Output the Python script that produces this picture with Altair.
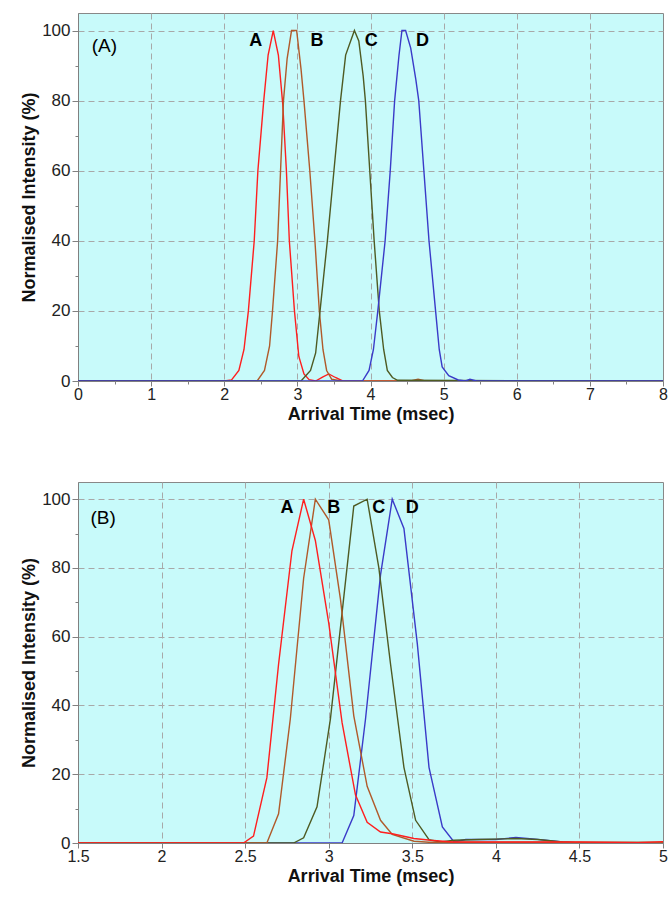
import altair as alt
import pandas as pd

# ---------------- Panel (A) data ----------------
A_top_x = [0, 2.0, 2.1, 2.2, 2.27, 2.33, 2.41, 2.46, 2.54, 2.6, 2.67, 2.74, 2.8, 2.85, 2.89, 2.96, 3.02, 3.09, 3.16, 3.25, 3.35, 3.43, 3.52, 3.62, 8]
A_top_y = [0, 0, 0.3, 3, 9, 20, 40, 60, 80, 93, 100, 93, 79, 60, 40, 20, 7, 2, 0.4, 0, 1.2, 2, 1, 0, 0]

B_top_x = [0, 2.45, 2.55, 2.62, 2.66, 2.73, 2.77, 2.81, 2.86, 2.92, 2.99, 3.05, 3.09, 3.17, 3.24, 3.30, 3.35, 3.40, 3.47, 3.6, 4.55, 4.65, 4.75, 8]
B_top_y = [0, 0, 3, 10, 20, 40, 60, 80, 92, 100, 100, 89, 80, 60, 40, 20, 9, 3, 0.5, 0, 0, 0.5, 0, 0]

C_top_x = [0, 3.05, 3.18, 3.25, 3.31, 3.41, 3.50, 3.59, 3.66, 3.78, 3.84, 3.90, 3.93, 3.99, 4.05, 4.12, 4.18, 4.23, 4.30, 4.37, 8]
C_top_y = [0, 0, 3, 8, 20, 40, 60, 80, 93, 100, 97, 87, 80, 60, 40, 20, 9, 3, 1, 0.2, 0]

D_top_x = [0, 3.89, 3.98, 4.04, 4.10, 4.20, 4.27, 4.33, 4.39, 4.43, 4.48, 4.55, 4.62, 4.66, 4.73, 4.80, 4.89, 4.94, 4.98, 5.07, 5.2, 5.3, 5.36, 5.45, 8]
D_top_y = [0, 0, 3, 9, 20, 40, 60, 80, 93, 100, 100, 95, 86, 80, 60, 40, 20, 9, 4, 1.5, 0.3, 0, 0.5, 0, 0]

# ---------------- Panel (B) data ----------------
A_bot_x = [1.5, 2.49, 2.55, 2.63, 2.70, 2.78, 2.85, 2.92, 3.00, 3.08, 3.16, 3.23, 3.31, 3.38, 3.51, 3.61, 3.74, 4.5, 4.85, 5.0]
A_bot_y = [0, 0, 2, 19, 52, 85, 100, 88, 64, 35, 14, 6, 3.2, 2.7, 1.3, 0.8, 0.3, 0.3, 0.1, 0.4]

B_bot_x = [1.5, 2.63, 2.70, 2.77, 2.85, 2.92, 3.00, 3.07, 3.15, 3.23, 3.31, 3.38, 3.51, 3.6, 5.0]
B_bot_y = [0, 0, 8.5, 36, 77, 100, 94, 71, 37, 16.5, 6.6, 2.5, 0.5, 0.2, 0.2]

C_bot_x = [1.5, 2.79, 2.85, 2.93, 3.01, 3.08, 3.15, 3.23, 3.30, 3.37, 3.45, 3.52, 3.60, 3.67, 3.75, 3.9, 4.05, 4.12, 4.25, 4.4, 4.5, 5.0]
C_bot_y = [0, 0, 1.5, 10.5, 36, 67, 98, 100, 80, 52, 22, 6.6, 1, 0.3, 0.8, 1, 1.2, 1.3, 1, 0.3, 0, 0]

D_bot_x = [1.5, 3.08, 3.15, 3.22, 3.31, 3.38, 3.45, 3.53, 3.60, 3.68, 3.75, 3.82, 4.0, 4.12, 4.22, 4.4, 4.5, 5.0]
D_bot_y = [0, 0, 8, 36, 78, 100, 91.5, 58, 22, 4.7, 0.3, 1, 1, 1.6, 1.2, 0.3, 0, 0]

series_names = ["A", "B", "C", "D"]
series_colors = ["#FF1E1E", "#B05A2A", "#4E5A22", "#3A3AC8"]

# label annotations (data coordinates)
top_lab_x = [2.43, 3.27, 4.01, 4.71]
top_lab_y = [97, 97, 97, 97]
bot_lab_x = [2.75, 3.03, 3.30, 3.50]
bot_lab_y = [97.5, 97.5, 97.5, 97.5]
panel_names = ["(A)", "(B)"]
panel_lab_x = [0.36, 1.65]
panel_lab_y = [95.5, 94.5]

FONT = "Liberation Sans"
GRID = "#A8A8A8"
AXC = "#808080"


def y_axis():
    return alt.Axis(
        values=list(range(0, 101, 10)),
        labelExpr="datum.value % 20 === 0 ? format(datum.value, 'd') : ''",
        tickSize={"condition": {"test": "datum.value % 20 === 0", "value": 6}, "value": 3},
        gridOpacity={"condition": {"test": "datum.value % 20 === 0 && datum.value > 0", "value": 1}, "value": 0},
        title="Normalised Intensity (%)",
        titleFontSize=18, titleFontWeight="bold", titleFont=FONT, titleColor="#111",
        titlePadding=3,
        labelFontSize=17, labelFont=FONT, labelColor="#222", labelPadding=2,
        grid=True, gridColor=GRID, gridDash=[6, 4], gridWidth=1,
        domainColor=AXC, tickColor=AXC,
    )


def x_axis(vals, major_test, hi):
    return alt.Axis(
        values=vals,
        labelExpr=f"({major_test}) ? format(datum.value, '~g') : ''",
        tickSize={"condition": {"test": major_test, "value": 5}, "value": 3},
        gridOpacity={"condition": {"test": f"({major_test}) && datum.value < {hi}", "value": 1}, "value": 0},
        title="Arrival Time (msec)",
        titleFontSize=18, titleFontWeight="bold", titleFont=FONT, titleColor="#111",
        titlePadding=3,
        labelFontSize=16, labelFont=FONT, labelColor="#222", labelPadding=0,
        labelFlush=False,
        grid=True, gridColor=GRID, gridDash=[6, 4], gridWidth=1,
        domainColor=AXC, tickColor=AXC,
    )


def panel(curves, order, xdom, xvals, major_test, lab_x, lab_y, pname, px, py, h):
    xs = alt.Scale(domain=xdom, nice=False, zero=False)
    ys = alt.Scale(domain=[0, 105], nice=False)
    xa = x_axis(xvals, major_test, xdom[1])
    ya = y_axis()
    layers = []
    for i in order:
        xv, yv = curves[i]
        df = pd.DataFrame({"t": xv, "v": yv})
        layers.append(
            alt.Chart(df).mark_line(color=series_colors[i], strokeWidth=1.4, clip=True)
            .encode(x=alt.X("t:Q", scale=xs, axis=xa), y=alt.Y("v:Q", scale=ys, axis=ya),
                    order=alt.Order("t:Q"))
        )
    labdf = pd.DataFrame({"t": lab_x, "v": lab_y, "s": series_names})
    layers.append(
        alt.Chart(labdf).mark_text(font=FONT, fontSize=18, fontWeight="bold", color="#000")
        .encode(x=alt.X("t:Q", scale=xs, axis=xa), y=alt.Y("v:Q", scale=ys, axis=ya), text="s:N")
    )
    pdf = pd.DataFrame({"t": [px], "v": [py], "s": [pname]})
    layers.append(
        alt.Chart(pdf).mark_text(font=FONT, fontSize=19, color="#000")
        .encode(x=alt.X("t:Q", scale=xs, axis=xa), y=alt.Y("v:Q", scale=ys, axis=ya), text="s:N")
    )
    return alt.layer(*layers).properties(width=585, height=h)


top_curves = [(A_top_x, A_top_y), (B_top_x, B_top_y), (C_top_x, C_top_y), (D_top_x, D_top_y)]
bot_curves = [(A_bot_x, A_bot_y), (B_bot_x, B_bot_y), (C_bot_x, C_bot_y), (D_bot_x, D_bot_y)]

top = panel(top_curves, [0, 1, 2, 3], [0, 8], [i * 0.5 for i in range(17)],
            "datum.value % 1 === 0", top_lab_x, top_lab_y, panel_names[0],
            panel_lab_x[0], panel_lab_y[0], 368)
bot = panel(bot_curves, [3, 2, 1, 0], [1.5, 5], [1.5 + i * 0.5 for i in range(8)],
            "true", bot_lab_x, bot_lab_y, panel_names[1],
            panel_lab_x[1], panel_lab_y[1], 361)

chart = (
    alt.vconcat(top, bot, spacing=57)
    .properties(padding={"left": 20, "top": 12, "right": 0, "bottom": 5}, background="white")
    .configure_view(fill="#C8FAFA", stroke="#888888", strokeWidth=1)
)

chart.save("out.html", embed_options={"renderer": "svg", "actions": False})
==================================================
_OBJECTIVE_
In the data above, please extract the lines from the first one through the line with "1.2, 2, 1, 0, 0]", exactly, and keep pictures out.

_EXERCISE RESULT_
Output the Python script that produces this picture with Altair.
import altair as alt
import pandas as pd

# ---------------- Panel (A) data ----------------
A_top_x = [0, 2.0, 2.1, 2.2, 2.27, 2.33, 2.41, 2.46, 2.54, 2.6, 2.67, 2.74, 2.8, 2.85, 2.89, 2.96, 3.02, 3.09, 3.16, 3.25, 3.35, 3.43, 3.52, 3.62, 8]
A_top_y = [0, 0, 0.3, 3, 9, 20, 40, 60, 80, 93, 100, 93, 79, 60, 40, 20, 7, 2, 0.4, 0, 1.2, 2, 1, 0, 0]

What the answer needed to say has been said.